>>>>>

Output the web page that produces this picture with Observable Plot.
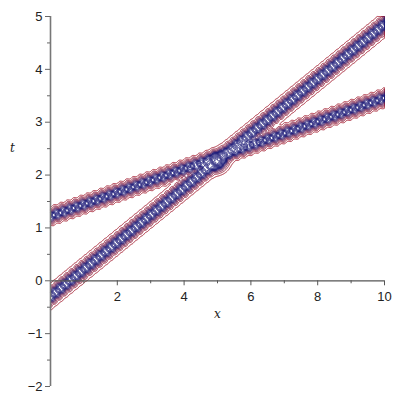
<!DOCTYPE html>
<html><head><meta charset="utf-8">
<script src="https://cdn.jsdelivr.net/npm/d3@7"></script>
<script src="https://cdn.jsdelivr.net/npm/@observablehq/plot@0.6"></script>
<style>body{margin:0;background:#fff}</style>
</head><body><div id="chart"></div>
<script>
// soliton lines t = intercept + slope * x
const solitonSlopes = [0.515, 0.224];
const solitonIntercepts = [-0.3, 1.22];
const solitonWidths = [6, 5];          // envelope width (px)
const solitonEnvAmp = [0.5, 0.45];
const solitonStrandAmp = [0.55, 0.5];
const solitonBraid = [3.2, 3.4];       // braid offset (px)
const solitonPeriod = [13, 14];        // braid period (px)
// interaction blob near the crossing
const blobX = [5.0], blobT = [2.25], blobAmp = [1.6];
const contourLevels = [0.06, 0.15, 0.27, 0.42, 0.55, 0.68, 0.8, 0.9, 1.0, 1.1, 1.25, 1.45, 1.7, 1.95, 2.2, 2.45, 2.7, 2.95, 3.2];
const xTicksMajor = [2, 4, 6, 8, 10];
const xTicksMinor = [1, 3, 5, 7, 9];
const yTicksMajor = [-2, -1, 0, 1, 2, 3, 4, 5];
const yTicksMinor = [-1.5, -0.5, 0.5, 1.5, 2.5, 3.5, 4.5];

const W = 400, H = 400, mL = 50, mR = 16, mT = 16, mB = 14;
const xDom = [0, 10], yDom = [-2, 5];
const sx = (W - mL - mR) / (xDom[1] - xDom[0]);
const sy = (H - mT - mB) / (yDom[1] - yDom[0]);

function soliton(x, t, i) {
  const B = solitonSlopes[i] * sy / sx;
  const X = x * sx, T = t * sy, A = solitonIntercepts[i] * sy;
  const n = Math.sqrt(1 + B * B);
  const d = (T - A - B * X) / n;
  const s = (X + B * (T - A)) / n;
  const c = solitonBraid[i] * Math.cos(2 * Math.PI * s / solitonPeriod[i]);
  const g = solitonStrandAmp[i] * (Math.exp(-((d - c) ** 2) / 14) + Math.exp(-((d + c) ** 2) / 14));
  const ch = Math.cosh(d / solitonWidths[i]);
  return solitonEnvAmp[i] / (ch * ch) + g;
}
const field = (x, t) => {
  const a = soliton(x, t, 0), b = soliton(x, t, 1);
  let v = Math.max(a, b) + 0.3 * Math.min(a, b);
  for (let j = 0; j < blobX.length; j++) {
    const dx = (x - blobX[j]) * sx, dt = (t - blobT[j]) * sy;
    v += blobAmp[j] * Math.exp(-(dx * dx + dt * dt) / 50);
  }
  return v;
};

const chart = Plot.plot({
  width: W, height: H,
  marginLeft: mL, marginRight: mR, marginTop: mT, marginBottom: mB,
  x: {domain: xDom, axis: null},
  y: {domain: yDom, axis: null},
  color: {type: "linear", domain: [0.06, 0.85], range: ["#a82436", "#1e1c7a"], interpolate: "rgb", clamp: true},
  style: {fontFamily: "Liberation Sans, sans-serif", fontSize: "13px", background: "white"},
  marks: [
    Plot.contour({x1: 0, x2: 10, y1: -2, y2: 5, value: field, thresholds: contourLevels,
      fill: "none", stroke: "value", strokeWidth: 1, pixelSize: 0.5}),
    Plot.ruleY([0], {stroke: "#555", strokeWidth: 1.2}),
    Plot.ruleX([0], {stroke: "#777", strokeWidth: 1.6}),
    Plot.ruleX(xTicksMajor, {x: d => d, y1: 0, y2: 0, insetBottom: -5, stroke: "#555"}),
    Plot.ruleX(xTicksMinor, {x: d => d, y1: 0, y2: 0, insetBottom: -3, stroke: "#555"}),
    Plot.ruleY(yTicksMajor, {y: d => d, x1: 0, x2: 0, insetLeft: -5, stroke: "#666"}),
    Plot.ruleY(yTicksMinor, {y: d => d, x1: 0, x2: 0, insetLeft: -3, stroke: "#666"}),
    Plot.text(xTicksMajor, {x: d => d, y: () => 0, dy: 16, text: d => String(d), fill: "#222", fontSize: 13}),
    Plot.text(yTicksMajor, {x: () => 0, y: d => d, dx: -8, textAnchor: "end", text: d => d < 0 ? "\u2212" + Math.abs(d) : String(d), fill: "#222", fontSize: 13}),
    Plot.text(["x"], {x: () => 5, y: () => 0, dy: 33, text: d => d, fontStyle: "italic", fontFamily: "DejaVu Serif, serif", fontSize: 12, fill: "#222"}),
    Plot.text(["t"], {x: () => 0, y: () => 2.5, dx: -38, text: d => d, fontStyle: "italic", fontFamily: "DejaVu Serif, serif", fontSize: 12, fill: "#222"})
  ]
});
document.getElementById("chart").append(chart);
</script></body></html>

<<<<<

● **Written problem**:
Please restate the material above line by line, exactly, beginning at its first line and ending with the line that contains "const sy = (H", without any pictures.

● **Output for this task**:
Output the web page that produces this picture with Observable Plot.
<!DOCTYPE html>
<html><head><meta charset="utf-8">
<script src="https://cdn.jsdelivr.net/npm/d3@7"></script>
<script src="https://cdn.jsdelivr.net/npm/@observablehq/plot@0.6"></script>
<style>body{margin:0;background:#fff}</style>
</head><body><div id="chart"></div>
<script>
// soliton lines t = intercept + slope * x
const solitonSlopes = [0.515, 0.224];
const solitonIntercepts = [-0.3, 1.22];
const solitonWidths = [6, 5];          // envelope width (px)
const solitonEnvAmp = [0.5, 0.45];
const solitonStrandAmp = [0.55, 0.5];
const solitonBraid = [3.2, 3.4];       // braid offset (px)
const solitonPeriod = [13, 14];        // braid period (px)
// interaction blob near the crossing
const blobX = [5.0], blobT = [2.25], blobAmp = [1.6];
const contourLevels = [0.06, 0.15, 0.27, 0.42, 0.55, 0.68, 0.8, 0.9, 1.0, 1.1, 1.25, 1.45, 1.7, 1.95, 2.2, 2.45, 2.7, 2.95, 3.2];
const xTicksMajor = [2, 4, 6, 8, 10];
const xTicksMinor = [1, 3, 5, 7, 9];
const yTicksMajor = [-2, -1, 0, 1, 2, 3, 4, 5];
const yTicksMinor = [-1.5, -0.5, 0.5, 1.5, 2.5, 3.5, 4.5];

const W = 400, H = 400, mL = 50, mR = 16, mT = 16, mB = 14;
const xDom = [0, 10], yDom = [-2, 5];
const sx = (W - mL - mR) / (xDom[1] - xDom[0]);
const sy = (H - mT - mB) / (yDom[1] - yDom[0]);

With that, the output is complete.